AJ Luesebrink, Writer

While there is no denying remote learning offers numerous benefits, I believe that returning to in-person learning is preferable. In-person learning really helps to not only make up for the disadvantages of remote learning but also provides other benefits. 

The main downside of remote learning is the difficulty in interacting with teachers and friends. Without being physically present with your teachers it can feel unengaging. Cynthia Choi ‘21 remarked, “It’s hard to be engaged in a lecture during class, I feel online learning takes away the personal aspect of learning.” I agree as retaining information can be a lot harder online.

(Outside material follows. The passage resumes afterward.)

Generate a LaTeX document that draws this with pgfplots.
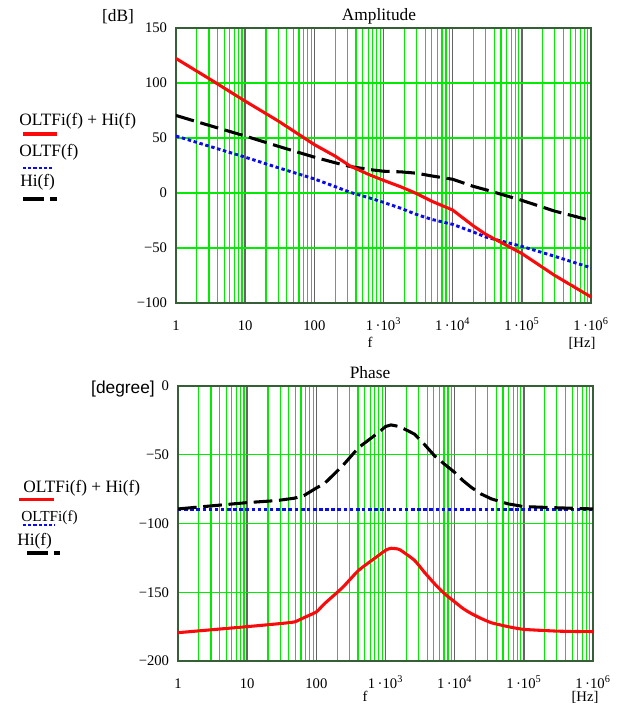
\documentclass[border=0pt]{standalone}
\usepackage{fontspec}
\setmainfont{Liberation Serif}
\newfontfamily\arialfont{Liberation Sans}
\usepackage{pgfplots}
\pgfplotsset{compat=1.18}

\definecolor{mgreen}{RGB}{0,235,0}
\definecolor{frm}{RGB}{55,95,55}
\definecolor{dgray}{RGB}{100,100,100}
\definecolor{mred}{RGB}{250,10,10}
\definecolor{mblue}{RGB}{10,10,235}

% amplitude in dB
\pgfplotstableread{
f       oltf   hi     sum
1       51.8   70.5   122.3
3       42.6   61.5   104.0
10      32.6   51.8   83.5
30      23.0   42.5   65.5
100     12.8   32.6   44.0
200     5.8    27.5   33.5
330     0.6    24.1   24.5
630     -4.5   21.3   16.5
1000    -8.5   19.8   11.5
1800    -14.0  19.2   5.5
3000    -19.5  18.0   -0.5
5000    -24.0  15.5   -7.5
10000   -28.5  12.5   -15.5
20000   -35.5  6.0    -30.0
30000   -40.0  3.0    -37.5
100000  -48.5  -6.7   -55.0
300000  -57.6  -16.5  -75.0
1000000 -68.0  -25.0  -94.5
}\amp

% phase in degree
\pgfplotstableread{
f       oltfi  hi     sum
1       -90    -89.4  -179.4
10      -90    -84.8  -175.0
27      -90    -83.3  -173.0
48      -90    -81.6  -171.6
66      -90    -79.7  -168.5
100     -90    -74.2  -164.3
132     -90    -70.8  -158.2
240     -90    -58.0  -146.5
410     -90    -44.7  -134.0
794     -90    -33.8  -123.2
1000    -90    -29.5  -119.5
1200    -90    -28.3  -118.0
1600    -90    -29.5  -119.0
2630    -90    -35.0  -126.8
3630    -90    -42.3  -135.3
5100    -90    -50.7  -143.7
7100    -90    -56.8  -151.0
10000   -90    -62.8  -157.0
13200   -90    -68.8  -161.8
17400   -90    -73.7  -165.5
24000   -90    -78.5  -169.0
34000   -90    -82.1  -172.2
59000   -90    -85.7  -175.0
100000  -90    -87.7  -177.0
316000  -90    -88.6  -178.3
1000000 -90    -89.4  -178.7
}\pha

\tikzset{
  sred/.style={mred, line width=2.3pt, line join=round},
  sblue/.style={mblue, line width=2.2pt, dash pattern=on 2.6pt off 2pt},
  sblack/.style={black, line width=2.3pt, dash pattern=on 14pt off 5pt},
}
\newcommand\bigf{\fontsize{13}{15}\selectfont}
\newcommand\midf{\fontsize{11}{13}\selectfont}

\begin{document}
\begin{tikzpicture}
\path[use as bounding box] (0,0) rectangle (472.5pt,-533.25pt);

\begin{axis}[at={(132pt,-21pt)}, anchor=north west,
  scale only axis, width=311.25pt, height=206.25pt,
  xmode=log, xmin=1, xmax=1e6,
  xtick={1,10,100,1000,10000,100000,1000000},
  xticklabels={1,10,100,{1\,·10\textsuperscript{3}},{1\,·10\textsuperscript{4}},{1\,·10\textsuperscript{5}},{1\,·10\textsuperscript{6}}},
  xmajorgrids, xminorgrids, ymajorgrids,
  grid style={mgreen, line width=0.9pt},
  minor grid style={mgreen, line width=0.9pt},
  major x grid style={dgray, line width=1.1pt},
  minor x grid style={mgreen, line width=0.9pt},
  major y grid style={mgreen, line width=1.1pt},
  axis line style={frm, line width=1pt},
  tick style={draw=none},
  ticklabel style={font=\midf},
  xticklabel style={anchor=base, inner sep=0pt, yshift=-20.3pt},
  yticklabel style={anchor=east, inner sep=0pt, xshift=-6.5pt},
  ymin=-100, ymax=150, ytick={-100,-50,0,50,100,150},
  yticklabels={−100,−50,0,50,100,150}]
  \addplot[sblue] table[x=f, y=oltf] {\amp};
  \addplot[sblack] table[x=f, y=hi] {\amp};
  \addplot[sred] table[x=f, y=sum] {\amp};
\end{axis}

\begin{axis}[at={(133.5pt,-289.5pt)}, anchor=north west,
  scale only axis, width=311.25pt, height=206.25pt,
  xmode=log, xmin=1, xmax=1e6,
  xtick={1,10,100,1000,10000,100000,1000000},
  xticklabels={1,10,100,{1\,·10\textsuperscript{3}},{1\,·10\textsuperscript{4}},{1\,·10\textsuperscript{5}},{1\,·10\textsuperscript{6}}},
  xmajorgrids, xminorgrids, ymajorgrids,
  grid style={mgreen, line width=0.9pt},
  minor grid style={mgreen, line width=0.9pt},
  major x grid style={dgray, line width=1.1pt},
  minor x grid style={mgreen, line width=0.9pt},
  major y grid style={mgreen, line width=1.1pt},
  axis line style={frm, line width=1pt},
  tick style={draw=none},
  ticklabel style={font=\midf},
  xticklabel style={anchor=base, inner sep=0pt, yshift=-20.3pt},
  yticklabel style={anchor=east, inner sep=0pt, xshift=-6.5pt},
  ymin=-200, ymax=0, ytick={-200,-150,-100,-50,0},
  yticklabels={−200,−150,−100,−50,0}]
  \addplot[sblue] table[x=f, y=oltfi] {\pha};
  \addplot[sblack] table[x=f, y=hi] {\pha};
  \addplot[sred, smooth, tension=0.3] table[x=f, y=sum] {\pha};
\end{axis}

\begin{scope}[x=0.75pt, y=-0.75pt, every node/.style={inner sep=0pt}]
  % top
  \node[anchor=base] at (118,21) {\bigf [dB]};
  \node[anchor=base] at (379,20) {\bigf Amplitude};
  \node[anchor=base] at (370,347) {\midf f};
  \node[anchor=base] at (582,347) {\midf [Hz]};
  \node[anchor=base west] at (19,125) {\bigf OLTFi(f) + Hi(f)};
  \draw[mred, line width=2.6pt] (23,134) -- (57,134);
  \node[anchor=base west] at (19,156) {\bigf OLTF(f)};
  \draw[mblue, line width=2.2pt, dash pattern=on 2.4pt off 1.5pt] (23,168) -- (53,168);
  \node[anchor=base west] at (20,186) {\bigf Hi(f)};
  \draw[black, line width=2.4pt, dash pattern=on 15.5pt off 5pt] (23,199) -- (57,199);
  % bottom
  \node[anchor=base] at (123,393) {\arialfont\bigf [degree]};
  \node[anchor=base] at (370,378) {\bigf Phase};
  \node[anchor=base] at (365,701) {\midf f};
  \node[anchor=base] at (585,701) {\midf [Hz]};
  \node[anchor=base west] at (23,492.5) {\bigf OLTFi(f) + Hi(f)};
  \draw[mred, line width=2.6pt] (19,499.5) -- (54,499.5);
  \node[anchor=base west] at (21,521) {\fontsize{11.5}{13}\selectfont OLTFi(f)};
  \draw[mblue, line width=2.2pt, dash pattern=on 2.4pt off 1.5pt] (23,525) -- (55,525);
  \node[anchor=base west] at (17,545) {\bigf Hi(f)};
  \draw[black, line width=2.4pt, dash pattern=on 15.5pt off 5pt] (27,553) -- (60,553);
\end{scope}
\end{tikzpicture}
\end{document}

However this isn’t to say that remote learning is all bad. For many with long travel times to Whitney Young, being remote can be a saving grace. As Nico DeGrazia ‘21 said, “Without the added stress and time of commuting to school, I have had more time to work on homework.” I for one also appreciate the flexibility teachers have provided and the ability to use downtime at home.

While remote learning offers some bonuses, it also comes with emotional costs. Looking at a screen all day can be very draining. Andrew Elysee ‘21 noted, “It becomes difficult to stay focused during the longer classes.” Additionally with moving classes now being a click instead of a walk, I also feel less active than before.

While some aspects of remote learning are nice, there are more benefits to returning to in-person classes. Especially senior year, I want to see my friends before I go off to college.